Now, if you understand what I just said, then you have some recording knowledge, and it will impress you.  If you didn’t understand it, then please come away with a vague sense of awe for what Dave was able to accomplish.

I had to do a little minor surgery on the sound, but it basically fit, and I married track to picture and watched the results.  Pretty good!

Then I sent a hard drive to Red Grant.  Red took his time getting back to me. Before all else, he denied ever knowing about a time deadline, which I had clearly outlined in both the Kickstarter project and in emails to him.  Then he said he was having problems with the soundtrack, and then he couldn’t do it.  He promised to look into an alternate way of doing the soundtrack.  Fine.

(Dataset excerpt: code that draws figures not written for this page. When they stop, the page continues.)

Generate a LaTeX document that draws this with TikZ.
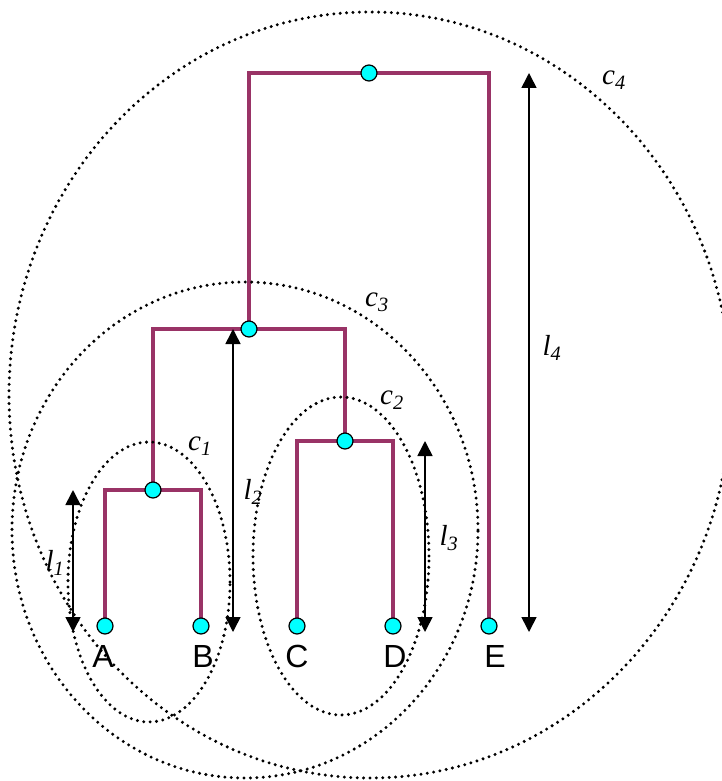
\documentclass[tikz,border=0pt]{standalone}
\usepackage{fontspec}
\setmainfont{Liberation Serif}
\newfontfamily\arialfont{Liberation Sans}
\usetikzlibrary{arrows.meta,backgrounds}
\definecolor{branch}{HTML}{993366}
\definecolor{vertex}{HTML}{00FFFF}
\newcommand{\leaffont}{\fontsize{32}{36}\selectfont\arialfont}
\newcommand{\varfont}{\fontsize{29}{32}\selectfont\itshape}
\newcommand{\sym}[2]{#1\textsubscript{#2}}
\begin{document}
\begin{tikzpicture}[x=1pt,y=-1pt,
  vtx/.style={circle,draw=black,line width=1.2pt,fill=vertex,minimum size=16pt,inner sep=0},
  twig/.style={branch,line width=4pt},
  clus/.style={line width=3.3pt,line cap=round,dash pattern=on 0pt off 6.4pt},
  lenarrow/.style={line width=1.6pt,{Triangle[length=15pt,width=15pt]}-{Triangle[length=15pt,width=15pt]}},
  leaflbl/.style={font=\leaffont,inner sep=0,anchor=north},
  symlbl/.style={font=\varfont,inner sep=0}]
\useasboundingbox (0,0) rectangle (721,781);
% tree vertices
\node[vtx] (a) at (105,626) {};
\node[vtx] (b) at (201,626) {};
\node[vtx] (c) at (297,626) {};
\node[vtx] (d) at (393,626) {};
\node[vtx] (e) at (489,626) {};
\node[vtx] (ab) at (153,490) {};
\node[vtx] (cd) at (345,441) {};
\node[vtx] (abcd) at (249,329) {};
\node[vtx] (root) at (369,73) {};
\begin{scope}[on background layer]
\draw[twig] (a.center) |- (ab.center) -| (b.center);
\draw[twig] (c.center) |- (cd.center) -| (d.center);
\draw[twig] (ab.center) |- (abcd.center) -| (cd.center);
\draw[twig] (abcd.center) |- (root.center) -| (e.center);
% clusters
\draw[clus] (149,582) ellipse [x radius=81pt,y radius=140pt];
\draw[clus] (341,556) ellipse [x radius=88pt,y radius=159pt];
\draw[clus] (245,530) ellipse [x radius=233pt,y radius=248pt];
\draw[clus] (370,395) ellipse [x radius=361pt,y radius=383pt];
\end{scope}
% leaf names
\node[leaflbl] (alb) at (103,645) {A};
\node[leaflbl] (blb) at (203,645) {B};
\node[leaflbl] (clb) at (297,645) {C};
\node[leaflbl] (dlb) at (395,645) {D};
\node[leaflbl] (elb) at (495,645) {E};
% heights
\coordinate (l1top) at (73,490);
\coordinate (l1bot) at (73,632);
\coordinate (l2top) at (233,329);
\coordinate (l2bot) at (233,632);
\coordinate (l3top) at (425,441);
\coordinate (l3bot) at (425,632);
\coordinate (l4top) at (529,73);
\coordinate (l4bot) at (529,632);
\draw[lenarrow] (l1top) -- (l1bot);
\draw[lenarrow] (l2top) -- (l2bot);
\draw[lenarrow] (l3top) -- (l3bot);
\draw[lenarrow] (l4top) -- (l4bot);
\node[symlbl] (l1lb) at (55,563) {\sym{l}{1}};
\node[symlbl] (l2lb) at (253,492) {\sym{l}{2}};
\node[symlbl] (l3lb) at (449,538) {\sym{l}{3}};
\node[symlbl] (l4lb) at (552,348) {\sym{l}{4}};
\node[symlbl] (c1lb) at (200,446) {\sym{c}{1}};
\node[symlbl] (c2lb) at (392,400) {\sym{c}{2}};
\node[symlbl] (c3lb) at (377,302) {\sym{c}{3}};
\node[symlbl] (c4lb) at (614,80) {\sym{c}{4}};
\end{tikzpicture}
\end{document}
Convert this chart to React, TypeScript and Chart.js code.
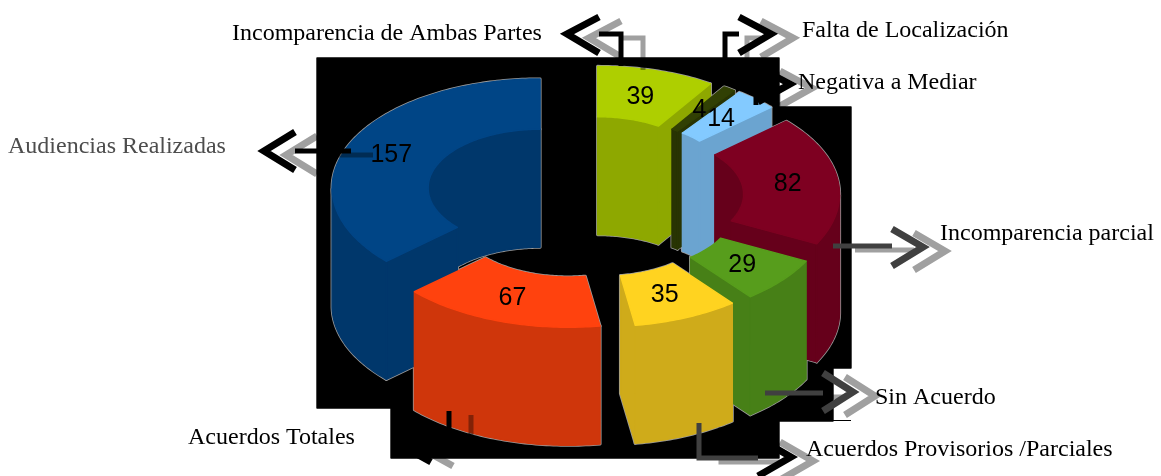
import React, { useEffect, useRef } from "react";
import { Chart, registerables } from "chart.js";

Chart.register(...registerables);

const categories = [
  "Incomparencia de Ambas Partes",
  "Negativa a Mediar (4)",
  "Falta de Localización",
  "Incomparencia parcial",
  "Sin Acuerdo",
  "Acuerdos Provisorios /Parciales",
  "Acuerdos Totales",
  "Audiencias Realizadas",
];
const values = [39, 4, 14, 82, 29, 35, 67, 157];
const topColors = ["#AECF00", "#314004", "#83CAFF", "#7E0021", "#579D1C", "#FFD320", "#FF420E", "#004586"];
const sideColors = ["#8EA800", "#283403", "#6BA4D0", "#66001B", "#478017", "#CFAB1A", "#CF360B", "#00376B"];
const drawOrder = [7, 0, 1, 2, 3, 4, 5, 6];

const VIEW = { tilt: 0.524, explodeTilt: 0.47, depth: 118, explode: 48, shiftY: -41 };

type Arrow = { leader: number[][]; vertex: number[]; arms: number[][]; color: string; leaderColor: string };
const arrows: Arrow[] = [
  { leader: [[295, 151], [351, 151]], vertex: [264, 151], arms: [[295, 132], [295, 170]], color: "#000", leaderColor: "#000" },
  { leader: [[599, 34], [621, 34], [621, 66]], vertex: [567, 34], arms: [[599, 17], [599, 53]], color: "#000", leaderColor: "#000" },
  { leader: [[739, 34], [725, 34], [725, 84]], vertex: [771, 34], arms: [[739, 17], [739, 53]], color: "#000", leaderColor: "#000" },
  { leader: [[759, 84], [756, 84], [756, 105]], vertex: [790, 84], arms: [[758, 67], [758, 102]], color: "#000", leaderColor: "#000" },
  { leader: [[833, 246], [892, 246]], vertex: [923, 247], arms: [[892, 229], [892, 266]], color: "#404040", leaderColor: "#404040" },
  { leader: [[765, 393], [823, 393]], vertex: [853, 392], arms: [[823, 373], [823, 411]], color: "#404040", leaderColor: "#404040" },
  { leader: [[699, 423], [699, 458], [758, 458]], vertex: [791, 457], arms: [[758, 438], [758, 476]], color: "#000", leaderColor: "#404040" },
  { leader: [[449, 411], [449, 451]], vertex: [411, 451], arms: [[449, 432], [431, 462]], color: "#000", leaderColor: "#000" },
];

const labels = [
  { text: "Incomparencia de Ambas Partes", x: 232, y: 34, color: "#000" },
  { text: "Falta de Localización", x: 802, y: 31, color: "#000" },
  { text: "Negativa a Mediar", x: 798, y: 83, color: "#000" },
  { text: "Audiencias Realizadas", x: 8, y: 147, color: "#4d4d4d" },
  { text: "Incomparencia parcial", x: 940, y: 234, color: "#000" },
  { text: "Sin Acuerdo", x: 875, y: 398, color: "#000" },
  { text: "Acuerdos Totales", x: 188, y: 438, color: "#000" },
  { text: "Acuerdos Provisorios /Parciales", x: 806, y: 450, color: "#000" },
];

const backdrop = [
  [317, 58], [779, 58], [779, 107], [851, 107], [851, 368], [833, 368], [833, 421], [779, 421],
  [779, 458], [391, 458], [391, 408], [317, 408],
];

function poly(ctx: CanvasRenderingContext2D, pts: number[][], color: string, rim?: string) {
  ctx.beginPath();
  pts.forEach((p, i) => (i ? ctx.lineTo(p[0], p[1]) : ctx.moveTo(p[0], p[1])));
  ctx.closePath();
  ctx.lineJoin = "round";
  if (rim) {
    ctx.strokeStyle = rim;
    ctx.lineWidth = 3;
    ctx.stroke();
  } else {
    ctx.fillStyle = color;
    ctx.fill();
    ctx.strokeStyle = color;
    ctx.lineWidth = 1.4;
    ctx.stroke();
  }
}

function line(ctx: CanvasRenderingContext2D, pts: number[][], color: string, width: number, dx = 0, dy = 0) {
  ctx.beginPath();
  pts.forEach((p, i) => (i ? ctx.lineTo(p[0] + dx, p[1] + dy) : ctx.moveTo(p[0] + dx, p[1] + dy)));
  ctx.strokeStyle = color;
  ctx.lineWidth = width;
  ctx.lineCap = "butt";
  ctx.lineJoin = "miter";
  ctx.stroke();
}

const pie3d = {
  id: "pie3d",
  beforeDatasetsDraw(chart: any) {
    const ctx: CanvasRenderingContext2D = chart.ctx;
    const meta = chart.getDatasetMeta(0);
    const ds = chart.data.datasets[0];
    ctx.save();
    poly(ctx, backdrop, "#000");
    ctx.fillStyle = "#000";
    ctx.fillRect(833, 420, 18, 1);

    const slices = meta.data.map((arc: any) => {
      const mid = (arc.startAngle + arc.endAngle) / 2;
      const cx = arc.x + VIEW.explode * Math.cos(mid);
      const cy = arc.y + VIEW.shiftY + VIEW.explode * Math.sin(mid) * VIEW.explodeTilt;
      const at = (a: number, r: number, down = 0) => [cx + r * Math.cos(a), cy + r * Math.sin(a) * VIEW.tilt + down];
      const steps = Math.max(2, Math.ceil(((arc.endAngle - arc.startAngle) * 180) / Math.PI));
      const angles: number[] = [];
      for (let i = 0; i <= steps; i++) angles.push(arc.startAngle + ((arc.endAngle - arc.startAngle) * i) / steps);
      return { arc, mid, at, angles };
    });

    const wall = (s: any, r: number, keep: (a: number) => boolean) => {
      const kept = s.angles.filter(keep);
      if (kept.length < 2) return null;
      const top = kept.map((a: number) => s.at(a, r));
      const bottom = kept.slice().reverse().map((a: number) => s.at(a, r, VIEW.depth));
      return top.concat(bottom);
    };
    const radial = (s: any, a: number) => {
      const { innerRadius: ri, outerRadius: ro } = s.arc;
      return [s.at(a, ri), s.at(a, ro), s.at(a, ro, VIEW.depth), s.at(a, ri, VIEW.depth)];
    };
    const topFace = (s: any) => {
      const { innerRadius: ri, outerRadius: ro } = s.arc;
      return s.angles.map((a: number) => s.at(a, ro)).concat(s.angles.slice().reverse().map((a: number) => s.at(a, ri)));
    };
    const faces = (s: any, i: number) => {
      const side = ds.sideColors[i];
      const list: [number[][], string][] = [];
      const inner = wall(s, s.arc.innerRadius, (a) => Math.sin(a) < 0);
      if (inner) list.push([inner, side]);
      const { startAngle, endAngle, outerRadius } = s.arc;
      if (Math.cos(startAngle) < 0) list.push([radial(s, startAngle), side]);
      if (Math.cos(endAngle) > 0) list.push([radial(s, endAngle), side]);
      const outer = wall(s, outerRadius, (a) => Math.sin(a) > 0);
      if (outer) list.push([outer, side]);
      list.push([topFace(s), ds.backgroundColor[i]]);
      return list;
    };

    // pale rim on the backdrop, then the solids back to front
    drawOrder.forEach((i) => faces(slices[i], i).forEach(([pts]) => poly(ctx, pts, "", "#9a9a9a")));
    drawOrder.forEach((i) => faces(slices[i], i).forEach(([pts, color]) => poly(ctx, pts, color)));

    // shadow copies of the callouts
    ctx.globalCompositeOperation = "multiply";
    arrows.forEach((a) => {
      line(ctx, a.leader, "#a0a0a0", 5, 22, 4);
      line(ctx, [a.arms[0], a.vertex, a.arms[1]], "#a0a0a0", 7, 22, 4);
    });
    ctx.globalCompositeOperation = "source-over";
    arrows.forEach((a) => {
      line(ctx, a.leader, a.leaderColor, 5);
      line(ctx, [a.arms[0], a.vertex, a.arms[1]], a.color, 7);
    });

    // value labels
    ctx.fillStyle = "#000";
    ctx.font = '25px "Liberation Sans"';
    ctx.textAlign = "center";
    ctx.textBaseline = "middle";
    slices.forEach((s: any, i: number) => {
      const r = (s.arc.innerRadius + s.arc.outerRadius) / 2;
      const p = s.at(s.mid, r);
      ctx.fillText(String(values[i]), p[0] - 2.5, p[1] + (i === 0 ? 2 : 1));
    });

    // category labels
    ctx.font = '24px "Liberation Serif"';
    ctx.textAlign = "left";
    labels.forEach((l) => {
      ctx.fillStyle = l.color;
      ctx.fillText(l.text, l.x, l.y);
    });
    ctx.restore();
    return false;
  },
};

export default function App() {
  const ref = useRef<HTMLCanvasElement>(null);
  useEffect(() => {
    const chart = new Chart(ref.current!, {
      type: "doughnut",
      data: {
        labels: categories,
        datasets: [{ data: values, backgroundColor: topColors, sideColors, borderWidth: 0 } as any],
      },
      options: {
        responsive: false,
        animation: false,
        cutout: "53.8%",
        layout: { padding: { left: 7, right: 0, top: 30, bottom: 30 } },
        plugins: { legend: { display: false }, tooltip: { enabled: false } },
      },
      plugins: [pie3d],
    });
    return () => chart.destroy();
  }, []);
  return (
    <canvas
      ref={ref}
      width={1161}
      height={476}
      style={{ position: "fixed", left: 0, top: 0, width: 1161, height: 476, display: "block" }}
    />
  );
}
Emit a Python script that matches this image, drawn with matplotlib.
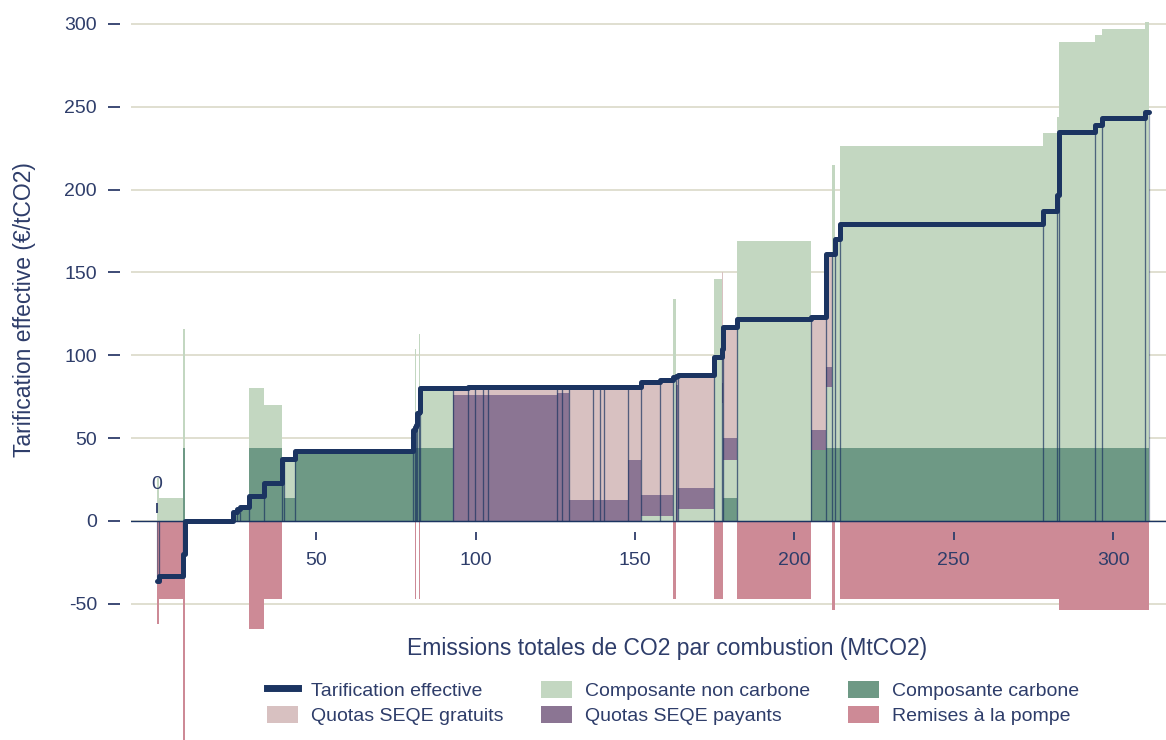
import numpy as np
import matplotlib
matplotlib.use("Agg")
import matplotlib.pyplot as plt
from matplotlib.patches import Patch
from matplotlib.lines import Line2D

plt.rcParams['font.family'] = ['Liberation Sans', 'DejaVu Sans']
plt.rcParams['axes.unicode_minus'] = False

# ---- Data: emission segments (MtCO2), sorted by effective price ----
largeurs = [0.6, 7.4, 0.6, 15.3, 1.1, 1.0, 2.7, 4.7, 5.7, 0.6,
            3.6, 36.9, 0.7, 0.3, 0.4, 0.7, 0.3, 10.4, 4.7, 2.1,
            2.5, 1.6, 21.5, 1.6, 2.1, 7.6, 2.3, 1.3, 7.6, 4.0,
            5.9, 4.0, 0.9, 0.7, 11.2, 2.6, 0.5, 4.2, 23.2, 4.9,
            1.8, 0.8, 1.7, 63.8, 4.4, 0.6, 11.2, 2.1, 13.6, 1.3]

carbone = [0, 0, 44, 0, 5.5, 7.5, 8.6, 44, 44, 37.4,
           14, 42, 44, 44, 44, 44, 44, 44, 0, 0,
           0, 0, 0, 0, 0, 0, 0, 0, 0, 0,
           0, 0, 0, 0, 0, 0, 0, 14, 0, 43,
           44, 44, 44, 44, 44, 44, 44, 44, 44, 44]

non_carbone = [26, 14, 72, 0, 0, 0, 0, 36, 26, 0,
               23.4, 0, 11, 60, 14, 21, 69, 36, 0, 0,
               0, 0, 0, 0, 0, 0, 0, 0, 0, 0,
               3, 3, 134, 0, 7, 146, 71, 23, 169, 0,
               37, 171, 126, 182, 190, 200, 245, 249, 253, 257]

quotas_payants = [0, 0, 0, 0, 0, 0, 0, 0, 0, 0,
                  0, 0, 0, 0, 0, 0, 0, 0, 76, 76,
                  76, 76, 76, 77, 77, 12.7, 12.7, 12.7, 12.7, 36.6,
                  12.7, 12.7, 0, 82, 13, 0, 12, 13, 0, 12,
                  12, 0, 0, 0, 0, 0, 0, 0, 0, 0]

quotas_gratuits = [0, 0, 0, 0, 0, 0, 0, 0, 0, 0,
                   0, 0, 0, 0, 0, 0, 0, 0, 4.5, 4.6,
                   4.7, 4.8, 4.9, 4.0, 4.0, 68.3, 68.3, 68.3, 68.4, 44.5,
                   68.3, 69.3, 0, 5.5, 68, 0, 67.5, 67, 0, 68,
                   68, 0, 0, 0, 0, 0, 0, 0, 0, 0]

remises = [-62, -47, -136, 0, 0, 0, 0, -65, -47, 0,
           0, 0, 0, -47, 0, 0, -47, 0, 0, 0,
           0, 0, 0, 0, 0, 0, 0, 0, 0, 0,
           0, 0, -47, 0, 0, -47, -47, 0, -47, 0,
           0, -54, 0, -47, -47, -47, -54, -54, -54, -54]

y_ticks = [-50, 0, 50, 100, 150, 200, 250, 300]
x_ticks = [50, 100, 150, 200, 250, 300]

labels = {
    'tarif': 'Tarification effective',
    'nc': 'Composante non carbone',
    'c': 'Composante carbone',
    'gr': 'Quotas SEQE gratuits',
    'pay': 'Quotas SEQE payants',
    'rem': 'Remises à la pompe',
}

# ---- Colours ----
c_light = '#c3d7c1'
c_dark = '#6e9985'
c_pink = '#d8c1c1'
c_purple = '#8b7593'
c_red = '#cd8a96'
navy = '#1b3461'
textc = '#2e3d6a'
gridc = '#dddccd'

w = np.array(largeurs)
starts = np.concatenate([[0], np.cumsum(w)[:-1]])
c = np.array(carbone)
nc = np.array(non_carbone)
pay = np.array(quotas_payants)
gr = np.array(quotas_gratuits)
rem = np.array(remises)
tarif = c + nc + pay + gr + rem

fig = plt.figure(figsize=(11.66, 7.40), dpi=100)
L = 131 / 1166
B = (740 - 623.7) / 740
H = (623.7 - 4) / 740
ax = fig.add_axes([L, B, 1 - L, H])
ax.set_xlim(-8.2, 316.6)
ax.set_ylim(-62, 312)

# grid
ax.set_yticks(y_ticks)
ax.yaxis.grid(True, color=gridc, lw=1.3)
ax.set_axisbelow(True)
for s in ax.spines.values():
    s.set_visible(False)
ax.spines['left'].set_position(('outward', 8))
ax.tick_params(axis='y', length=9, width=1.3, pad=7.5, colors=textc, labelsize=14)
ax.tick_params(axis='x', bottom=False, labelbottom=False)

kw = dict(width=w, align='edge', linewidth=0, clip_on=False)
ax.bar(starts, c, color=c_dark, zorder=2, **kw)
ax.bar(starts, nc, bottom=c, color=c_light, zorder=2, **kw)
ax.bar(starts, pay, bottom=c + nc, color=c_purple, zorder=2, **kw)
ax.bar(starts, gr, bottom=c + nc + pay, color=c_pink, zorder=2, **kw)
ax.bar(starts, rem, color=c_red, zorder=2, **kw)

# outlines of effective-price segments
ax.bar(starts, tarif, width=w, align='edge', fill=False, edgecolor=navy,
       linewidth=0.9, alpha=0.45, zorder=3)

ax.axhline(0, color=navy, lw=1.0, zorder=4)

xs = np.append(starts, starts[-1] + w[-1])
ys = np.append(tarif, tarif[-1])
ax.plot(xs, ys, drawstyle='steps-post', color=navy, lw=3.6, zorder=6,
        solid_capstyle='round')

# x axis ticks (floating, drawn above the bars)
sec = ax.secondary_xaxis(-6.6, transform=ax.transData)
sec.set_xticks(x_ticks)
sec.tick_params(length=6, width=1.3, pad=8.5, colors=textc, labelsize=14)
for s in sec.spines.values():
    s.set_visible(False)
sec.set_zorder(10)

sec0 = ax.secondary_xaxis(4.8, transform=ax.transData)
sec0.set_xticks([0])
sec0.tick_params(length=7, width=1.3, pad=7.5, colors=textc, labelsize=14)
for s in sec0.spines.values():
    s.set_visible(False)
sec0.set_zorder(10)

fig.text(25 / 1166, 1 - 310 / 740, 'Tarification effective (€/tCO2)', rotation=90,
         ha='center', va='center', fontsize=16.5, color=textc)
fig.text(667.5 / 1166, 1 - 648 / 740, 'Emissions totales de CO2 par combustion (MtCO2)',
         ha='center', va='center', fontsize=16.5, color=textc)

handles = [
    Line2D([0], [0], color=navy, lw=5),
    Patch(facecolor=c_pink, edgecolor='none'),
    Patch(facecolor=c_light, edgecolor='none'),
    Patch(facecolor=c_purple, edgecolor='none'),
    Patch(facecolor=c_dark, edgecolor='none'),
    Patch(facecolor=c_red, edgecolor='none'),
]
labs = [labels['tarif'], labels['gr'], labels['nc'], labels['pay'], labels['c'], labels['rem']]
fig.legend(handles, labs, ncol=3, loc='center', bbox_to_anchor=(673 / 1166, 1 - 703 / 740),
           frameon=False, fontsize=14, handlelength=1.6, handleheight=1.0,
           handletextpad=0.7, columnspacing=1.9, labelspacing=0.3, labelcolor=textc)

fig.savefig('out.png', dpi=100)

This made me panic.  As part of the project, I’d promised to produce a film print.  I started looking for other places.  I posted on international film groups.  I found a place in Norway, a place in Germany, a place in Italy, and a place in NY that sounded like they could do it.

I’d specified 16mm output, but most of the places I contacted were limited to 35mm output.  Only two places, a guy in Italy (we’ll call him Largo) and a film lab in NY (we’ll call him Felix Leiter) could do the 16mm that I needed.

Meanwhile, back to Red Grant.

Just before Christmas, I heard from him.  I’d asked him if he could do anything to expedite the process… anything.  Then I got the answer.

Mr. Grant told me that he’d be happy to expedite the process.  All I’d have to do would be to send him some rare footage that I’d promised not to let out of my hands.  See, I have this problem… when I promise someone something, I keep the promise.   If I treat someone shabbily, then I’m not likely to hear back from them in the future.  I always figure the right way to treat people is on the straight and narrow.  (And that way I get more film, which is what I want anyway!)

So Red Grant, knowing that I had some material I would not let him copy, and sensing that I was over a barrel, figured he could blackmail me into giving him some rare film.   He also didn’t count on one thing: I’m a pretty easy guy to get along with, but when you try to screw me over, as Red Grant did, I’ll crawl through the depths of hell with infected knees before I’ll let you win.  In short, he’s not getting anything from me… ever.

But the drama isn’t over.  You see, Felix Leiter wants four times the money I had allotted to make the print, and Largo only speaks English through fractured Italian, so getting him a file as large as Kongo is a problem.  Also, Largo only makes a color positive print, whereas I’d stipulated a black and white negative.  Largo’s price is quite reasonable, but it’s not the product I need.

In the meantime, I sent a special envoy to talk to Felix Leiter, hoping that he could be talked down from the stratosphere of budget breaking.  That’s not gone well, either, since my special envoy just had to go to the hospital emergency room.

(Deleted here is a long Bondian sub-plot involving TV network head George Kaplan and the possibility of showing Kongo and even the Dr. Film show on national TV.  Trust me, it’s real… if you want to know about it, post a message in the comments or on the Dr. Film Facebook page.)

So how does this end?  Who will make the print?  Will it be Largo or Felix Leiter?  Will the print be finished in time for the Syracuse Cinefest?  Does George Kaplan exist? Will Kongo appear on his network or another one, and what of the fate of the mysterious Dr. Film?  Will James Bond be able to rescue the secret formula from the clutches of… oh, wait.

I really have no idea how this will end.  A lot of this is out of my hands.  I can only tell you that if it follows the pattern we’ve had so far, it will be dramatic, twisty, and unpredictable.  Welcome to my world.